Cet art dédié à la modification corporelle a porté différentes significations au cours de son histoire qui remonte au troisième millénaire avant J.-C. « Si on regarde d’un point de vue historique, le tatouage était associé à une sorte de rituel », explique Yannick Lepage. À titre d’exemple, cet art est très lié à la culture maorie, une population polynésienne, originaire de Nouvelle-Zélande. L’étymologie de « tatouage » vient d’ailleurs du mot tahitien « tatau » qui signifie « marquer».

Synonyme de rite de passage, il a été souvent associé aux gangs de rue, aux motards et aux Yakuzas, mafiosos japonais, a mentionné le créateur de Tattoo Québec. « Le tatouage avait une représentation liée à un groupe », mentionne-t-il.

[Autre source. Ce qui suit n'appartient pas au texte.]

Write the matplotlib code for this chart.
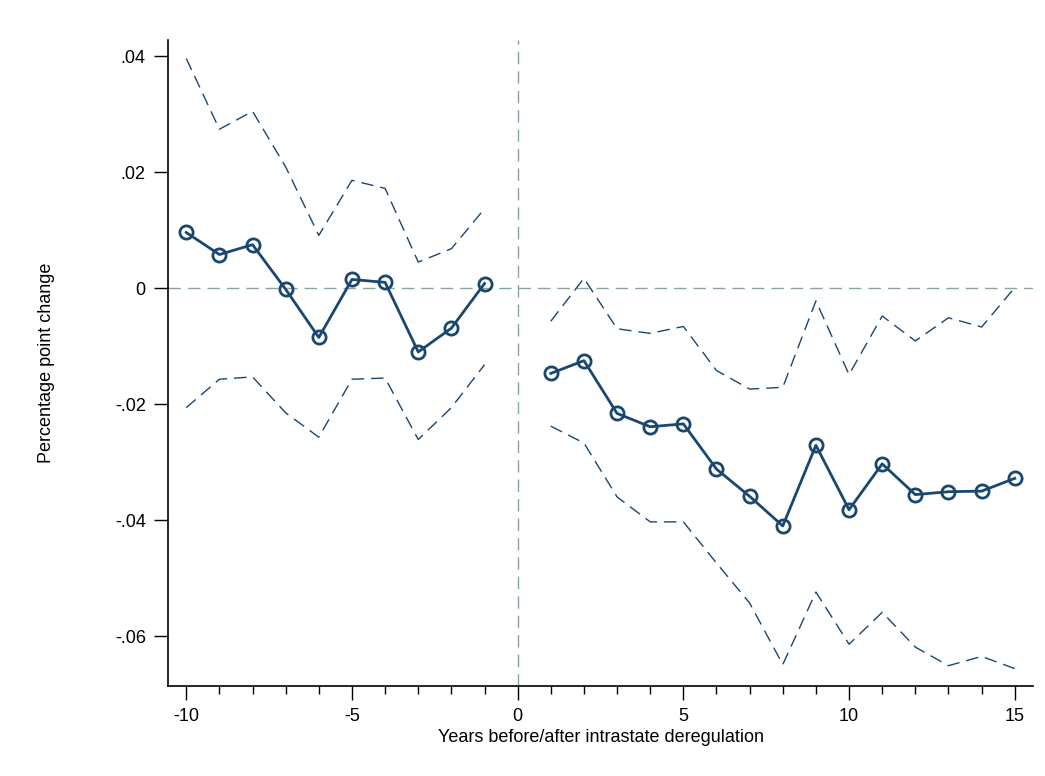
import numpy as np
import matplotlib
matplotlib.use("Agg")
import matplotlib.pyplot as plt
from matplotlib.ticker import MultipleLocator, FuncFormatter

plt.rcParams['font.family'] = ['Liberation Sans', 'DejaVu Sans']
plt.rcParams['axes.unicode_minus'] = False

# event-time estimates
years_pre = [-10, -9, -8, -7, -6, -5, -4, -3, -2, -1]
coef_pre = [0.0096, 0.0058, 0.0075, -0.0002, -0.0085, 0.0015, 0.0010, -0.0110, -0.0069, 0.0008]
upper_pre = [0.0396, 0.0274, 0.0305, 0.0209, 0.0091, 0.0186, 0.0172, 0.0045, 0.0068, 0.0137]
lower_pre = [-0.0206, -0.0157, -0.0153, -0.0215, -0.0257, -0.0157, -0.0155, -0.0261, -0.0206, -0.0132]

years_post = list(range(1, 16))
coef_post = [-0.0147, -0.0125, -0.0216, -0.0239, -0.0234, -0.0312, -0.0359, -0.0410,
             -0.0271, -0.0382, -0.0303, -0.0356, -0.0351, -0.0350, -0.0328]
upper_post = [-0.0057, 0.0017, -0.0070, -0.0078, -0.0066, -0.0142, -0.0174, -0.0171,
              -0.0022, -0.0149, -0.0048, -0.0091, -0.0051, -0.0067, 0.0001]
lower_post = [-0.0238, -0.0267, -0.0360, -0.0403, -0.0403, -0.0474, -0.0543, -0.0649,
              -0.0524, -0.0614, -0.0559, -0.0619, -0.0651, -0.0635, -0.0656]

navy = '#1a476f'
refcol = '#8ca59c'

fig = plt.figure(figsize=(10.45, 7.76), dpi=100)
ax = fig.add_axes([0.1608, 0.116, 0.8277, 0.8325])

ax.axhline(0, color=refcol, lw=1.0, ls=(0, (9, 5)), zorder=1)
ax.axvline(0, color=refcol, lw=1.0, ls=(0, (9, 5)), zorder=1)

for yrs, c, up, lo in [(years_pre, coef_pre, upper_pre, lower_pre),
                       (years_post, coef_post, upper_post, lower_post)]:
    ax.plot(yrs, up, color=navy, lw=1.0, ls=(0, (9, 5)), zorder=2)
    ax.plot(yrs, lo, color=navy, lw=1.0, ls=(0, (9, 5)), zorder=2)
    ax.plot(yrs, c, color=navy, lw=2.0, marker='o', ms=9.5, mfc='none',
            mec=navy, mew=2.0, zorder=3)

ax.set_xlim(-10.55, 15.55)
ax.set_ylim(-0.0686, 0.0428)

ax.xaxis.set_major_locator(MultipleLocator(5))
ax.xaxis.set_minor_locator(MultipleLocator(1))
ax.set_yticks([-0.06, -0.04, -0.02, 0, 0.02, 0.04])


def fmt(v, pos):
    if abs(v) < 1e-9:
        return '0'
    s = f'{v:.2f}'
    return s.replace('0.', '.')


ax.yaxis.set_major_formatter(FuncFormatter(fmt))

ax.tick_params(axis='both', which='major', length=10, width=1.0, labelsize=13, colors='black', pad=6)
ax.tick_params(axis='x', which='minor', length=6, width=1.0)

for s in ['top', 'right']:
    ax.spines[s].set_visible(False)
for s in ['left', 'bottom']:
    ax.spines[s].set_linewidth(1.2)

ax.set_xlabel('Years before/after intrastate deregulation', fontsize=13, labelpad=3)
ax.set_ylabel('Percentage point change', fontsize=13, labelpad=43)

fig.savefig('out.png', dpi=100, facecolor='white')
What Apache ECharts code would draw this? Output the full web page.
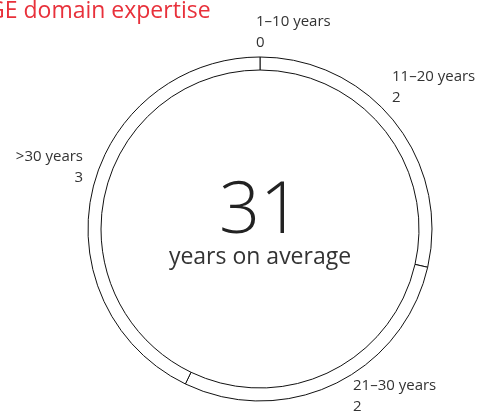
<!DOCTYPE html>
<html>
<head>
<meta charset="utf-8">
<style>
    html, body { margin: 0; padding: 0; background: #fff; }
    #pie { width: 478px; height: 413px; }
</style>
</head>
<body>
<div id="pie"></div>
<script src="https://cdn.jsdelivr.net/npm/echarts@6/dist/echarts.min.js"></script>
<script>
    // 数据
    var categories = ['1–10 years', '11–20 years', '21–30 years', '>30 years'];
    var counts = [0, 2, 2, 3];
    var avgYears = 31;
    var titleText = 'GE domain expertise';

    // 标签位置
    var labelPos = [
        {x: 256, y: 11, align: 'left'},
        {x: 392, y: 66, align: 'left'},
        {x: 353, y: 375, align: 'left'},
        {x: 83, y: 146, align: 'right'}
    ];

    var font = '"Open Sans", "Noto Sans", sans-serif';
    var myChart = echarts.init(document.getElementById('pie'));
    var option = {
        animation: false,
        graphic: [
            {type: 'text', x: -12, y: 0, style: {text: titleText, fill: '#e8313b', font: '23px ' + font}},
            {type: 'text', x: 260, y: 176, style: {text: String(avgYears), fill: '#222', font: '300 72px ' + font, textAlign: 'center'}},
            {type: 'text', x: 260, y: 246, style: {text: 'years on average', fill: '#333', font: '23px ' + font, textAlign: 'center'}}
        ],
        series: [{
            type: 'pie',
            center: [260, 229],
            radius: [159, 172],
            startAngle: 90,
            clockwise: true,
            minAngle: 0,
            silent: true,
            data: categories.map(function (c, i) { return {name: c, value: counts[i]}; }),
            itemStyle: {color: '#fff', borderColor: '#111', borderWidth: 1},
            label: {
                show: true,
                formatter: '{b}\n{c}',
                color: '#333',
                fontFamily: font,
                fontSize: 15,
                lineHeight: 21,
                overflow: 'none'
            },
            labelLine: {show: false},
            labelLayout: function (params) {
                var p = labelPos[params.dataIndex];
                return {x: p.x, y: p.y, align: p.align, verticalAlign: 'top', width: 200};
            }
        }]
    };
    myChart.setOption(option);
</script>
</body>
</html>
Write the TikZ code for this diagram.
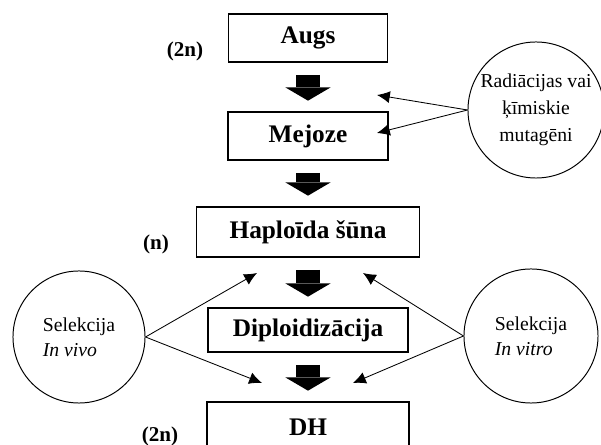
\documentclass[tikz,border=0pt]{standalone}
\usepackage{fontspec}
\setmainfont{Liberation Serif}
\usepackage{tikz}
\usetikzlibrary{arrows.meta,shapes,positioning}
\tikzstyle{stagebox} = [draw, line width=1.3pt, inner sep=0pt, font=\bfseries\fontsize{18}{21}\selectfont]
\tikzstyle{ploidy} = [font=\bfseries\fontsize{15}{17}\selectfont]
\tikzstyle{selcircle} = [draw, circle, line width=0.7pt, inner sep=0pt, font=\fontsize{14}{18}\selectfont]
\tikzstyle{thinarrow} = [line width=0.6pt, -{Latex[length=3.2mm,width=3mm]}]
\tikzstyle{blockarrow} = [line width=0.575cm, -{Triangle[length=0.33cm,width=1.125cm,line width=0pt]}, shorten <=0.3cm, shorten >=0.26cm]

\begin{document}
\begin{tikzpicture}[x=0.025cm, y=-0.025cm]
\useasboundingbox (0,0) rectangle (601,445);
\clip (0,0) rectangle (601,445);

% Stages
\node[stagebox, minimum width=3.975cm, minimum height=1.2cm] (augs) at (308,38) {Augs};
\node[stagebox, minimum width=4cm, minimum height=1.2cm] (mejoze) at (308,136) {Mejoze};
\node[stagebox, minimum width=5.575cm, minimum height=1.25cm] (haploid) at (308,232) {Haploīda šūna};
\node[stagebox, minimum width=5cm, minimum height=1.1cm] (diploid) at (308,330) {Diploidizācija};
\node[stagebox, minimum width=5.05cm, minimum height=1.25cm] (dh) at (308,427) {DH};

% Block arrows
\draw[blockarrow] (augs) -- (mejoze);
\draw[blockarrow] (mejoze) -- (haploid);
\draw[blockarrow] (haploid) -- (diploid);
\draw[blockarrow] (diploid) -- (dh);

% Ploidy
\node[ploidy] (p1) at (185,51) {(2n)};
\node[ploidy] (p2) at (156,244) {(n)};
\node[ploidy] (p3) at (160,436) {(2n)};

% Circles
\node[selcircle, minimum size=3.4cm, align=center, font=\fontsize{14}{19}\selectfont] (mutagen) at (536,110) {Radiācijas vai\\ķīmiskie\\mutagēni};
\node[selcircle, minimum size=3.3cm, align=left] (vivo) at (79,337) {Selekcija\\\textit{In vivo}};
\node[selcircle, minimum size=3.35cm, align=left] (vitro) at (531,336) {Selekcija\\\textit{In vitro}};

% Arrow ends
\coordinate (mutA) at (377,95);
\coordinate (mutB) at (377,133);
\coordinate (vivoA) at (257,273);
\coordinate (vivoB) at (262,383);
\coordinate (vitroA) at (363,273);
\coordinate (vitroB) at (353,383);

\draw[thinarrow] (mutagen.west) -- (mutA);
\draw[thinarrow] (mutagen.west) -- (mutB);
\draw[thinarrow] (vivo.east) -- (vivoA);
\draw[thinarrow] (vivo.east) -- (vivoB);
\draw[thinarrow] (vitro.west) -- (vitroA);
\draw[thinarrow] (vitro.west) -- (vitroB);
\end{tikzpicture}
\end{document}
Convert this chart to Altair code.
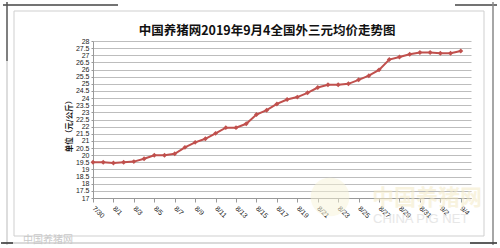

Le tatouage a longtemps eu un côté transgressif et marginal. Représentatif des prisonniers ou autres brigands, il a longtemps été mal perçu. Peu répandu, il a même été synonyme de rébellion. « Au départ, il y avait une marginalisation, mais c’était aussi une affirmation de soi », affirme Yannick Lepage.

 

De la transgression à la généralisation 

Comment le tatouage est-il passé de la marginalisation à une démocratisation rapide ? À ce questionnement, le rédacteur de Tattoo Québec explique qu’outre le côté esthétique, devenu une des motivations premières du passage à l’acte, il faut comprendre le tatouage comme une forme d’art à part entière. L’artiste est le maître du jeu, de la création à la conception du motif final. « Le tatoueur a la possibilité de changer ce que le tatouage veut dire dans sa portée », explique monsieur Lepage.

La différence majeure entre la marginalisation et la démocratisation de cette modification corporelle est liée au côté plus « personnel » de la signification du tatouage tandis que les membres de gangs de rue étaient tatoués pour signifier leur appartenance à une entité quelconque. « Cette image personnelle, cette image de marque est plus développée. Il y a un désir de passer un message qu’il soit esthétique ou d’appropriation», soutient le fondateur de Tattoo Québec.

Yannick Lepage considère que le tatouage n’est pas en train de devenir un objet de consommation de masse. Selon lui, c’est juste un art en constante évolution. « C’est un art qui devient plus abordable […]. Lemessage qui est véhiculé n’est plus d’aussi grande valeur. Mais on pourrait s’interroger pour la même chose sur la littérature, la peinture. On a des artistes peintres qui sont engagés, on a des littéraires qui sont engagés aussi, et on a des tatoueurs qui sont engagés », justifie-t-il.

 

Mode éphémère ou acte spirituel ?

Le fondateur de la revue dédiée au tatouage est conscient de l’émergence et de la croissance rapide du phénomène « tatouage ». « Le tatouage a de beaux jours devant lui », a-t-il expliqué en ce sens. En dépit de ce constat, Yannick Lepage est aussi conscient des possibles dérives. Avec la démocratisation rapide de cet art, il craint néanmoins l’affaiblissement, voire la perte du caractère spirituel. « Ce que je souhaite, c’est que la raison pour laquelle les gens se font tatouer devienne un peu plus spirituelle».

Selon M. Lepage, le côté plus transcendant du tatouage est cultivé par un « bon tatoueur ». « Il va conserver la valeur sacrée du geste, va chercher un lien, une relation avec la personne. Si elle lui fait une demande et qu’il trouve que ça n’a pas d’allure, il va la refuser […]. C’est l’artiste qui a le dernier mot avant le choix ». Le fondateur de Tattoo Québec est convaincu de l’existence de la dimension anthropologique du tatouage. Une personne désireuse de se faire tatouer a un projet en tête et le tatoueur doit être en mesure de faire son interprétation avant de poser le geste. « Si on lit juste le tatouage, on manque une partie du message ».

La clé de la compréhension d’un tatouage est de chercher quel est son essence, son histoire, son message, selon le créateur de Tattoo Québec. Il cite à titre d’exemple une rencontre avec une personne dépendante aux drogues, faite lors de la réalisation d’un Vox Pop. « Lorsqu’il sentait le besoin d’avoir sa dose, il allait se faire tatouer. Le tatouage représentait l’emprise que la drogue pouvait avoir sur lui. J’ai eu un frisson quand il m’a dit ça. J’ai perdu ma naïveté », conclut-il.